## Required work
Below is a block of records; reproduce all of them exactly and leave out any pictures.

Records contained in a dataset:

______________________________

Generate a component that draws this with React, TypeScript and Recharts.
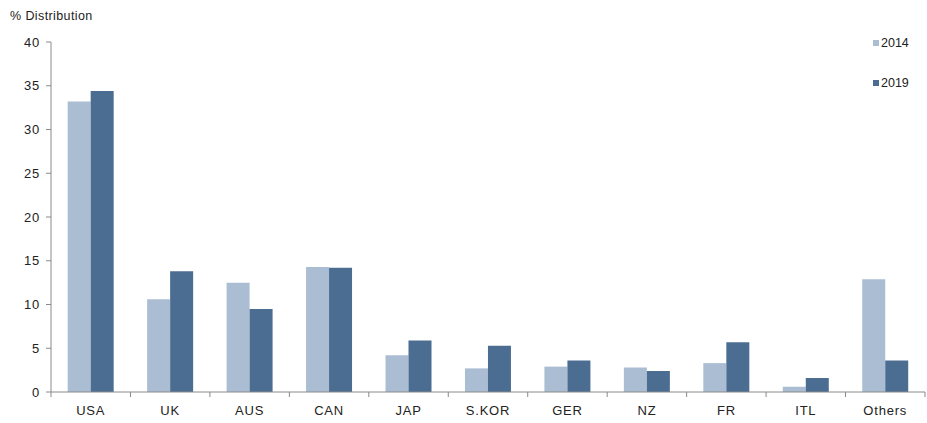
import { BarChart, Bar, XAxis, YAxis } from "recharts";

const countries = ["USA", "UK", "AUS", "CAN", "JAP", "S.KOR", "GER", "NZ", "FR", "ITL", "Others"];
const share2014 = [33.2, 10.6, 12.5, 14.3, 4.2, 2.7, 2.9, 2.8, 3.3, 0.6, 12.9];
const share2019 = [34.4, 13.8, 9.5, 14.2, 5.9, 5.3, 3.6, 2.4, 5.7, 1.6, 3.6];
const yTicks = [0, 5, 10, 15, 20, 25, 30, 35, 40];

const LIGHT = "#aabdd3";
const DARK = "#4b6d92";
const AXIS = "#8a8a8a";
const FONT = "'Liberation Sans', Arial, sans-serif";

const data = countries.map((name, i) => ({
  name,
  y2014: share2014[i],
  y2019: share2019[i],
}));

const series = [
  { key: "y2014", label: "2014", color: LIGHT },
  { key: "y2019", label: "2019", color: DARK },
];

// category label plus a tick mark on the boundary to its left (and right for the last one)
function CategoryTick(props: any) {
  const { x, y, payload, index } = props;
  const half = payload.offset ?? 0;
  return (
    <g>
      <line x1={x - half} x2={x - half} y1={y} y2={y + 5} stroke={AXIS} />
      {index === countries.length - 1 && (
        <line x1={x + half} x2={x + half} y1={y} y2={y + 5} stroke={AXIS} />
      )}
      <text
        x={x}
        y={y + 14}
        dy="0.71em"
        textAnchor="middle"
        fill="#222"
        fontSize={13}
        fontFamily={FONT}
        letterSpacing={0.8}
      >
        {payload.value}
      </text>
    </g>
  );
}

export default function App() {
  return (
    <div style={{ position: "absolute", left: 0, top: 0, width: 927, height: 423, background: "#fff", fontFamily: FONT }}>
      <div style={{ position: "absolute", left: 10, top: 9, fontSize: 12.5, letterSpacing: 0.4, color: "#222" }}>% Distribution</div>
      <BarChart
        width={927}
        height={423}
        data={data}
        margin={{ top: 42, right: 2, left: 0, bottom: 0 }}
        barCategoryGap="21%"
        barGap={0}
      >
        <XAxis
          dataKey="name"
          height={31}
          axisLine={{ stroke: AXIS }}
          tickLine={false}
          tickSize={0}
          tickMargin={0}
          interval={0}
          tick={<CategoryTick />}
        />
        <YAxis
          width={51}
          domain={[0, 40]}
          ticks={yTicks}
          axisLine={{ stroke: AXIS }}
          tickLine={{ stroke: AXIS }}
          tickSize={5}
          tickMargin={6}
          tick={{ fontSize: 13, fill: "#222", fontFamily: FONT, letterSpacing: 0.8 }}
        />
        {series.map((s) => (
          <Bar key={s.key} dataKey={s.key} fill={s.color} isAnimationActive={false} />
        ))}
      </BarChart>
      <div style={{ position: "absolute", left: 873, top: 35, fontSize: 12.5, color: "#222" }}>
        {series.map((s) => (
          <div key={s.key} style={{ display: "flex", alignItems: "center", height: 16, marginBottom: 24 }}>
            <span style={{ display: "inline-block", width: 6, height: 6, background: s.color, marginRight: 2 }} />
            {s.label}
          </div>
        ))}
      </div>
    </div>
  );
}
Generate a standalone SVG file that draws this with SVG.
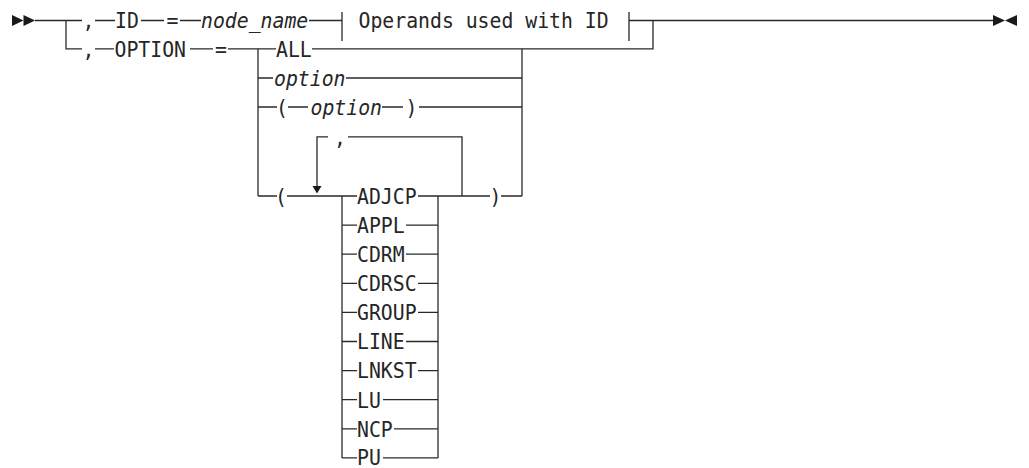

______________________________

## Response to the task
Generate a component that draws this with React, TypeScript and Recharts.
import { BarChart, Bar, XAxis, YAxis } from "recharts";

const countries = ["USA", "UK", "AUS", "CAN", "JAP", "S.KOR", "GER", "NZ", "FR", "ITL", "Others"];
const share2014 = [33.2, 10.6, 12.5, 14.3, 4.2, 2.7, 2.9, 2.8, 3.3, 0.6, 12.9];
const share2019 = [34.4, 13.8, 9.5, 14.2, 5.9, 5.3, 3.6, 2.4, 5.7, 1.6, 3.6];
const yTicks = [0, 5, 10, 15, 20, 25, 30, 35, 40];

const LIGHT = "#aabdd3";
const DARK = "#4b6d92";
const AXIS = "#8a8a8a";
const FONT = "'Liberation Sans', Arial, sans-serif";

const data = countries.map((name, i) => ({
  name,
  y2014: share2014[i],
  y2019: share2019[i],
}));

const series = [
  { key: "y2014", label: "2014", color: LIGHT },
  { key: "y2019", label: "2019", color: DARK },
];

// category label plus a tick mark on the boundary to its left (and right for the last one)
function CategoryTick(props: any) {
  const { x, y, payload, index } = props;
  const half = payload.offset ?? 0;
  return (
    <g>
      <line x1={x - half} x2={x - half} y1={y} y2={y + 5} stroke={AXIS} />
      {index === countries.length - 1 && (
        <line x1={x + half} x2={x + half} y1={y} y2={y + 5} stroke={AXIS} />
      )}
      <text
        x={x}
        y={y + 14}
        dy="0.71em"
        textAnchor="middle"
        fill="#222"
        fontSize={13}
        fontFamily={FONT}
        letterSpacing={0.8}
      >
        {payload.value}
      </text>
    </g>
  );
}

export default function App() {
  return (
    <div style={{ position: "absolute", left: 0, top: 0, width: 927, height: 423, background: "#fff", fontFamily: FONT }}>
      <div style={{ position: "absolute", left: 10, top: 9, fontSize: 12.5, letterSpacing: 0.4, color: "#222" }}>% Distribution</div>
      <BarChart
        width={927}
        height={423}
        data={data}
        margin={{ top: 42, right: 2, left: 0, bottom: 0 }}
        barCategoryGap="21%"
        barGap={0}
      >
        <XAxis
          dataKey="name"
          height={31}
          axisLine={{ stroke: AXIS }}
          tickLine={false}
          tickSize={0}
          tickMargin={0}
          interval={0}
          tick={<CategoryTick />}
        />
        <YAxis
          width={51}
          domain={[0, 40]}
          ticks={yTicks}
          axisLine={{ stroke: AXIS }}
          tickLine={{ stroke: AXIS }}
          tickSize={5}
          tickMargin={6}
          tick={{ fontSize: 13, fill: "#222", fontFamily: FONT, letterSpacing: 0.8 }}
        />
        {series.map((s) => (
          <Bar key={s.key} dataKey={s.key} fill={s.color} isAnimationActive={false} />
        ))}
      </BarChart>
      <div style={{ position: "absolute", left: 873, top: 35, fontSize: 12.5, color: "#222" }}>
        {series.map((s) => (
          <div key={s.key} style={{ display: "flex", alignItems: "center", height: 16, marginBottom: 24 }}>
            <span style={{ display: "inline-block", width: 6, height: 6, background: s.color, marginRight: 2 }} />
            {s.label}
          </div>
        ))}
      </div>
    </div>
  );
}
Generate a standalone SVG file that draws this with SVG.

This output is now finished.